Hope you enjoyed my post. Have a nice day.


Sincerely yours, Treetwalker







[1] I wanted to say, “One of those big plywood storks you can rent from …,” and then fill in the blank, but then I realized I have no idea what sort of place rents big plywood storks. Stevens Point Stork Supply? Rent-A-Stork? The Stork Store? I think this will have to remain one of life’s great mysteries.
[2] Because it is a far, far better choice to name your innocent newborn after a self-destructing, substance-abusing, bed-hopping blonde actress, and spell her name properly. The name does sound kinda pretty, and there is the historical value. Besides, naming your child Marilyn Monroe Jones is such a cliché. Unless it’s a boy.

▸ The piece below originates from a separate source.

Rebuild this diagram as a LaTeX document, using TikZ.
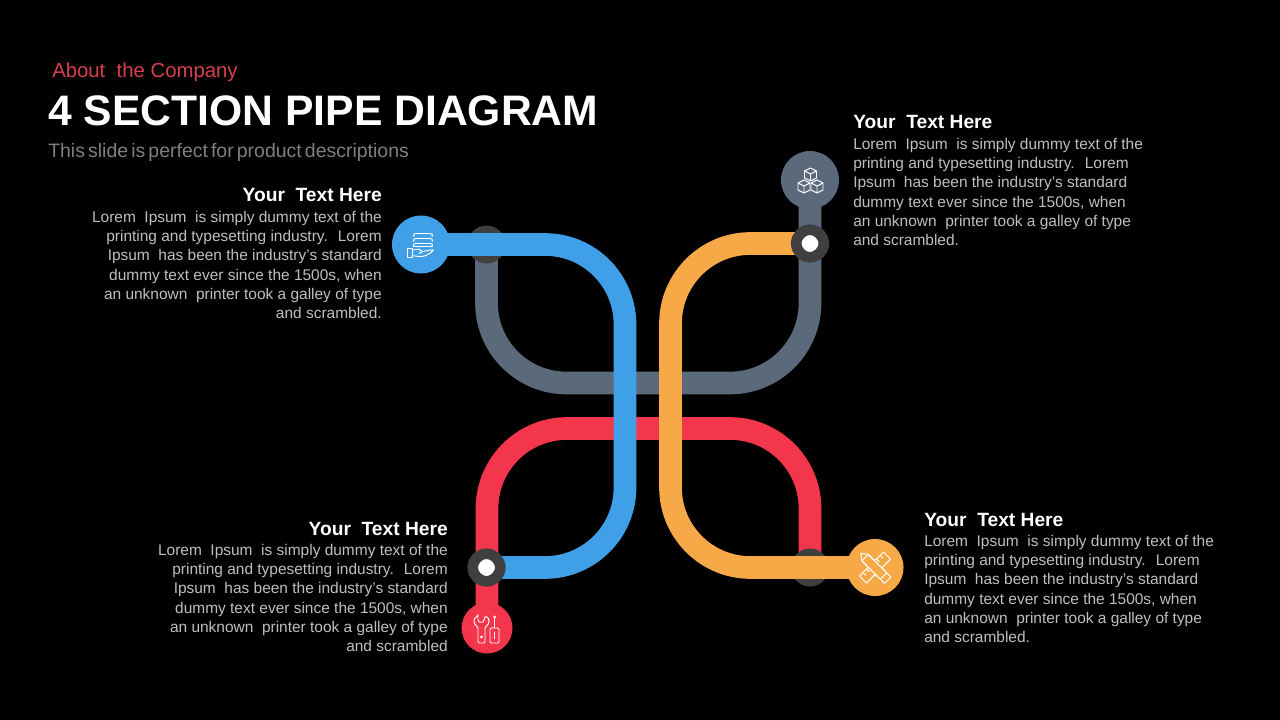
\documentclass[tikz,border=0pt]{standalone}
\usepackage{fontspec}
\setmainfont{Liberation Sans}
\usepackage{xcolor}
\usetikzlibrary{shapes.geometric,calc}

\definecolor{pipeblue}{HTML}{3FA0E8}
\definecolor{pipeorange}{HTML}{F7A948}
\definecolor{pipered}{HTML}{F4364C}
\definecolor{pipegrey}{HTML}{5A6A7B}
\definecolor{ringgrey}{HTML}{3F3F3F}
\definecolor{bodygrey}{HTML}{BFBFBF}
\definecolor{subgrey}{HTML}{7F7F7F}
\definecolor{aboutred}{HTML}{D9404F}

\tikzset{
  pipe/.style={line width=17pt,rounded corners=60pt},
  disc/.style={circle,inner sep=0pt,minimum size=#1*0.75pt},
  stub/.style={circle,inner sep=0pt,fill=ringgrey,minimum size=28.5pt},
  ring/.style={circle,inner sep=0pt,fill=white,draw=ringgrey,line width=8pt,minimum size=20.6pt},
  icon/.style={draw=white,line width=0.7pt,line join=round,line cap=round},
  heading/.style={inner sep=0pt,text=white,font=\bfseries\fontsize{14.4}{18}\selectfont},
  bodytext/.style={inner sep=0pt,text=bodygrey,font=\fontsize{11.6}{14.4}\selectfont},
}

\begin{document}
\begin{tikzpicture}[x=0.75pt,y=-0.75pt]
\fill[black] (0,0) rectangle (1280,720);
\useasboundingbox (0,0) rectangle (1280,720);

% title
\node[anchor=base west,inner sep=0pt,text=aboutred,font=\fontsize{15.25}{18}\selectfont] (about) at (52,78) {About~ the Company};
\node[anchor=base west,inner sep=0pt,text=white,font=\bfseries\fontsize{32}{40}\selectfont] (title) at (48,126) {4 SECTION PIPE DIAGRAM};
\node[anchor=base west,inner sep=0pt,text=subgrey,font=\fontsize{14.6}{18}\selectfont] (subtitle) at (48,158) {\spaceskip=0.16em\relax This slide is perfect for product descriptions};

% pipe ends
\coordinate (greyend) at (486.5,244.5);
\coordinate (redend) at (810,567.5);
\coordinate (blueend) at (486.5,567.5);
\coordinate (orangeend) at (810,243.5);
\coordinate (greystart) at (810,180);
\coordinate (redstart) at (487,628);
\coordinate (bluestart) at (421,244.5);
\coordinate (orangestart) at (875,567.5);

% under pipes
\draw[pipe,pipegrey] (greystart) -- (810,383) -- (486.5,383) -- (greyend);
\draw[pipe,pipered] (redstart) -- (487,428.5) -- (810,428.5) -- (redend);
\node[stub] (greystub) at (greyend) {};
\node[stub] (redstub) at (redend) {};

% over pipes
\draw[pipe,pipeblue] (bluestart) -- (625,244.5) -- (625,567.5) -- (blueend);
\draw[pipe,pipeorange] (orangestart) -- (670.5,567.5) -- (670.5,243.5) -- (orangeend);
\node[ring] (bluering) at (blueend) {};
\node[ring] (orangering) at (orangeend) {};

% discs
\node[disc=58,fill=pipeblue] (bluedisc) at (bluestart) {};
\node[disc=58,fill=pipegrey] (greydisc) at (greystart) {};
\node[disc=51,fill=pipered] (reddisc) at (redstart) {};
\node[disc=57,fill=pipeorange] (orangedisc) at (orangestart) {};

% hand and plates
\begin{scope}[shift={(421,244.5)},icon]
\foreach \py in {-11,-6,-1}
  \draw[rounded corners=1pt] (-7,\py+3) -- (-8,\py+1) -- (-6,\py) -- (10,\py) -- (12,\py+1) -- (11,\py+3);
\draw (-8,2) -- (11,2);
\draw (-14,4) rectangle (-9,13);
\draw[rounded corners=1.5pt] (-9,6) -- (-4,4) -- (2,7) -- (-2,9) (2,7) -- (12,5) -- (12,7) -- (3,12) -- (-3,12) -- (-9,11);
\end{scope}

% cubes
\begin{scope}[shift={(810.5,180.5)},icon]
\foreach \cx/\cy in {0/-6,-6.5/6,6.5/6}
  \draw[shift={(\cx,\cy)}] (0,-6.5) -- (6,-3.5) -- (6,3.5) -- (0,6.5) -- (-6,3.5) -- (-6,-3.5) -- cycle
    (-6,-3.5) -- (0,-0.5) -- (6,-3.5) (0,-0.5) -- (0,6.5);
\end{scope}

% wrench and screwdriver
\begin{scope}[shift={(487,628)},icon]
\draw[rounded corners=1pt] (-9,-12) -- (-9,-7) -- (-6,-5) -- (-3,-7) -- (-2,-12) .. controls (3,-10) and (3,-4) .. (-2,-1) -- (-2,15) -- (-9,15) -- (-9,-1) .. controls (-14,-4) and (-14,-10) .. cycle;
\draw (-5.5,9) circle (1);
\fill[white] (7.5,-11) circle (1.5);
\draw (7.5,-11) -- (7.5,0);
\draw[rounded corners=1pt] (3,0) -- (12,0) -- (12,15) -- (3,15) -- cycle;
\draw (7.5,4) -- (7.5,11);
\end{scope}

% pencil and ruler
\begin{scope}[shift={(875,567.5)},icon]
\begin{scope}[rotate=-45]
\draw (-20,0) -- (-14,-4.5) -- (18,-4.5) -- (18,4.5) -- (-14,4.5) -- cycle;
\draw (-14,-4.5) -- (-14,4.5) (12,-4.5) -- (12,4.5);
\end{scope}
\begin{scope}[rotate=45]
\fill[pipeorange] (-17,-5) rectangle (17,5);
\draw (-17,-5) rectangle (17,5);
\foreach \tx in {-12,-7,7,12}
  \draw (\tx,-5) -- (\tx,-1);
\end{scope}
\begin{scope}[rotate=-45]
\fill[pipeorange] (-6,-4.5) rectangle (6,4.5);
\draw (-14,-4.5) -- (8,-4.5) (-14,4.5) -- (8,4.5);
\end{scope}
\end{scope}

% top left text
\node[heading,anchor=base east] (lefttophead) at (382,202) {Your~ Text Here};
\node[bodytext,anchor=north east,align=right] (lefttoptext) at (382,211) {Lorem~ Ipsum~ is simply dummy text of the\\
printing and typesetting industry.~ Lorem\\
Ipsum~ has been the industry's standard\\
dummy text ever since the 1500s, when\\
an unknown~ printer took a galley of type\\
and scrambled.};

% top right text
\node[heading,anchor=base west] (righttophead) at (853,129) {Your~ Text Here};
\node[bodytext,anchor=north west,align=left] (righttoptext) at (853,138) {Lorem~ Ipsum~ is simply dummy text of the\\
printing and typesetting industry.~ Lorem\\
Ipsum~ has been the industry's standard\\
dummy text ever since the 1500s, when\\
an unknown~ printer took a galley of type\\
and scrambled.};

% bottom left text
\node[heading,anchor=base east] (leftbothead) at (448,535) {Your~ Text Here};
\node[bodytext,anchor=north east,align=right] (leftbottext) at (448,544) {Lorem~ Ipsum~ is simply dummy text of the\\
printing and typesetting industry.~ Lorem\\
Ipsum~ has been the industry's standard\\
dummy text ever since the 1500s, when\\
an unknown~ printer took a galley of type\\
and scrambled};

% bottom right text
\node[heading,anchor=base west] (rightbothead) at (924,526) {Your~ Text Here};
\node[bodytext,anchor=north west,align=left] (rightbottext) at (924,535) {Lorem~ Ipsum~ is simply dummy text of the\\
printing and typesetting industry.~ Lorem\\
Ipsum~ has been the industry's standard\\
dummy text ever since the 1500s, when\\
an unknown~ printer took a galley of type\\
and scrambled.};
\end{tikzpicture}
\end{document}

[3] Cf. Pluto, Terry, Loose Balls, p. 218. “Warren noticed that the kid was wearing cotton underwear. Jabali reached over and literally ripped the shorts right off the kid. Warren said, “Don’t you know that our ancestors had to pick this cotton? Get yourself some slick drawers.” Thanx and a hat tip to Jim and Sparky for that one.
[4] Of all the wayback-machine culture shocks my kids have been exposed to, this may have been the most shocking. For weeks afterwards they would break into bouts of head-shaking and mutter, “Potato chips in boxes?” It was a foodstuff and a container that simply did not go together, like chicken in a jar.
[5] Which would technically make the memorabilia unauthorized, but let’s not get wrapped up in the details here.